The name change was seen as a critical step to pave the way for the state-owned bank's expected initial public offering later in 2008. Hung said the bank had submitted a proposal for the IPO to Vietnam's prime minister on April 2 and was awaiting approval.

The country's official legal name, the Industrial and Commercial Bank of Vietnam, will remain unchanged.

Hoang Van Tan, deputy director of Vietnam's National Office of Intellectual Property, said more Vietnamese companies would have to change their names as the country integrates into the global economy.

"There can't be two businesses having the same name in one country," Tan said. "To develop into an international organization, it's necessary not to have the same brand with any other business in the world."
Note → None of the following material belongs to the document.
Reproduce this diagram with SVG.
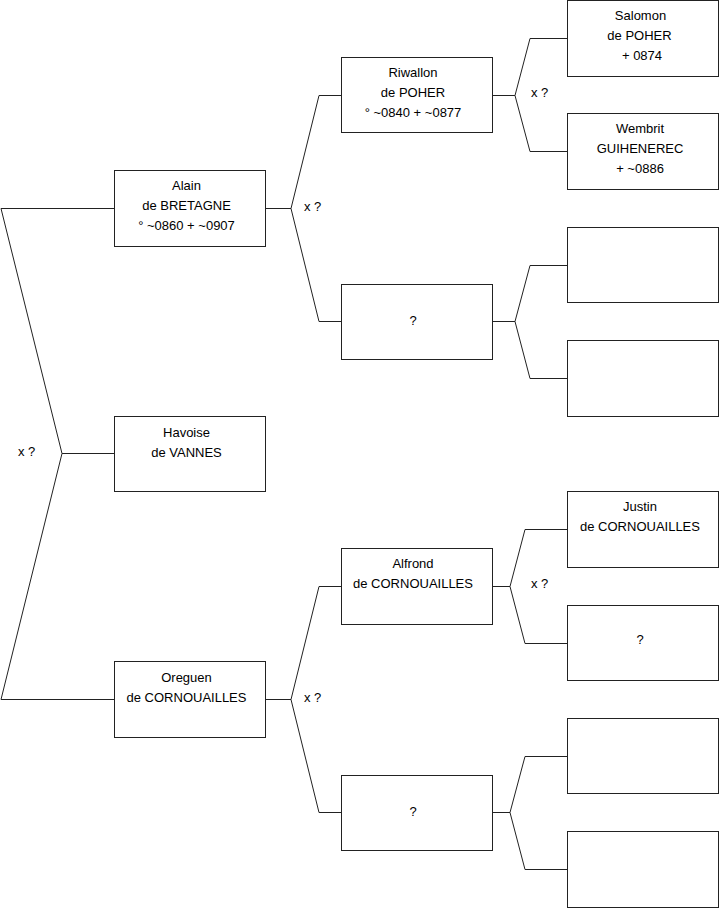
<svg xmlns="http://www.w3.org/2000/svg" width="719" height="908" viewBox="0 0 719 908">
<style>
.box{fill:#fff;stroke:#222;stroke-width:1}
.ln{fill:none;stroke:#222;stroke-width:1}
text{font-family:"Liberation Sans",Arial,sans-serif;font-size:13px;fill:#000}
.c{text-anchor:middle}
</style>
<rect width="719" height="908" fill="#fff"/>
<g id="connectors">
<polyline class="ln" points="114,208.5 1,208.5 62,453.5 1,699.5 114,699.5"/>
<line class="ln" x1="62" y1="453.5" x2="114" y2="453.5"/>
<polyline class="ln" points="265,208.5 291,208.5"/>
<polyline class="ln" points="341,95.5 319,95.5 291,208.5 319,321.5 341,321.5"/>
<polyline class="ln" points="492,95.5 515,95.5"/>
<polyline class="ln" points="567,38.5 530,38.5 515,95.5 530,151.5 567,151.5"/>
<polyline class="ln" points="492,321.5 515,321.5"/>
<polyline class="ln" points="567,265.5 530,265.5 515,321.5 530,378.5 567,378.5"/>
<polyline class="ln" points="265,699.5 291,699.5"/>
<polyline class="ln" points="341,586.5 319,586.5 291,699.5 319,812.5 341,812.5"/>
<polyline class="ln" points="492,586.5 510,586.5"/>
<polyline class="ln" points="567,529.5 525,529.5 510,586.5 525,643.5 567,643.5"/>
<polyline class="ln" points="492,812.5 510,812.5"/>
<polyline class="ln" points="567,756.5 525,756.5 510,812.5 525,869.5 567,869.5"/>
<text x="18" y="456">x ?</text>
<text x="304" y="211">x ?</text>
<text x="304" y="702">x ?</text>
<text x="531" y="97">x ?</text>
<text x="531" y="588">x ?</text>
</g>
<g id="alain"><rect class="box" x="114.5" y="170.5" width="151" height="76"/>
<text class="c" x="186.5" y="190">Alain</text><text class="c" x="186.5" y="210">de BRETAGNE</text><text class="c" x="186.5" y="230">° ~0860 + ~0907</text></g>
<g id="havoise"><rect class="box" x="114.5" y="416.5" width="151" height="75"/>
<text class="c" x="186.5" y="437">Havoise</text><text class="c" x="186.5" y="457">de VANNES</text></g>
<g id="oreguen"><rect class="box" x="114.5" y="661.5" width="151" height="76"/>
<text class="c" x="186.5" y="682">Oreguen</text><text class="c" x="186.5" y="702">de CORNOUAILLES</text></g>
<g id="riwallon"><rect class="box" x="341.5" y="57.5" width="151" height="75"/>
<text class="c" x="413" y="77">Riwallon</text><text class="c" x="413" y="97">de POHER</text><text class="c" x="413" y="117">° ~0840 + ~0877</text></g>
<g id="unknown1"><rect class="box" x="341.5" y="284.5" width="151" height="75"/>
<text class="c" x="413" y="325">?</text></g>
<g id="alfrond"><rect class="box" x="341.5" y="548.5" width="151" height="76"/>
<text class="c" x="413" y="568">Alfrond</text><text class="c" x="413" y="588">de CORNOUAILLES</text></g>
<g id="unknown2"><rect class="box" x="341.5" y="775.5" width="151" height="75"/>
<text class="c" x="413" y="816">?</text></g>
<g id="salomon"><rect class="box" x="567.5" y="0.5" width="151" height="76"/>
<text class="c" x="640.5" y="20">Salomon</text><text class="c" x="639.5" y="40">de POHER</text><text class="c" x="642" y="60">+ 0874</text></g>
<g id="wembrit"><rect class="box" x="567.5" y="113.5" width="151" height="76"/>
<text class="c" x="640" y="133">Wembrit</text><text class="c" x="640" y="153">GUIHENEREC</text><text class="c" x="640" y="173">+ ~0886</text></g>
<g id="empty1"><rect class="box" x="567.5" y="227.5" width="151" height="75"/></g>
<g id="empty2"><rect class="box" x="567.5" y="340.5" width="151" height="76"/></g>
<g id="justin"><rect class="box" x="567.5" y="491.5" width="151" height="76"/>
<text class="c" x="640" y="511">Justin</text><text class="c" x="640" y="531">de CORNOUAILLES</text></g>
<g id="unknown3"><rect class="box" x="567.5" y="605.5" width="151" height="75"/>
<text class="c" x="640" y="644">?</text></g>
<g id="empty3"><rect class="box" x="567.5" y="718.5" width="151" height="75"/></g>
<g id="empty4"><rect class="box" x="567.5" y="831.5" width="151" height="76"/></g>
</svg>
Huong said the fact that the company's name contains the word "tin", which means "trust" in Vietnamese, would bolster confidence among clients.

The renaming may also help distance the bank's international image from its bitter 2006 conflict with the Dutch bank ABN-AMRO. After an unauthorized Incombank employee lost over 5 million dollars on speculative currency trades, Vietnamese police jailed four ABN-AMRO employees for executing the trades, and Incombank sued ABN-AMRO to get its money back.

ABN-AMRO said it had done nothing wrong, but paid Incombank 4.5 million dollars in November 2006 to ensure the release of its employees.

Incombank had close to 11 billion dollars in assets as of the end of 2007, with 2007 profits of over 90 million dollars.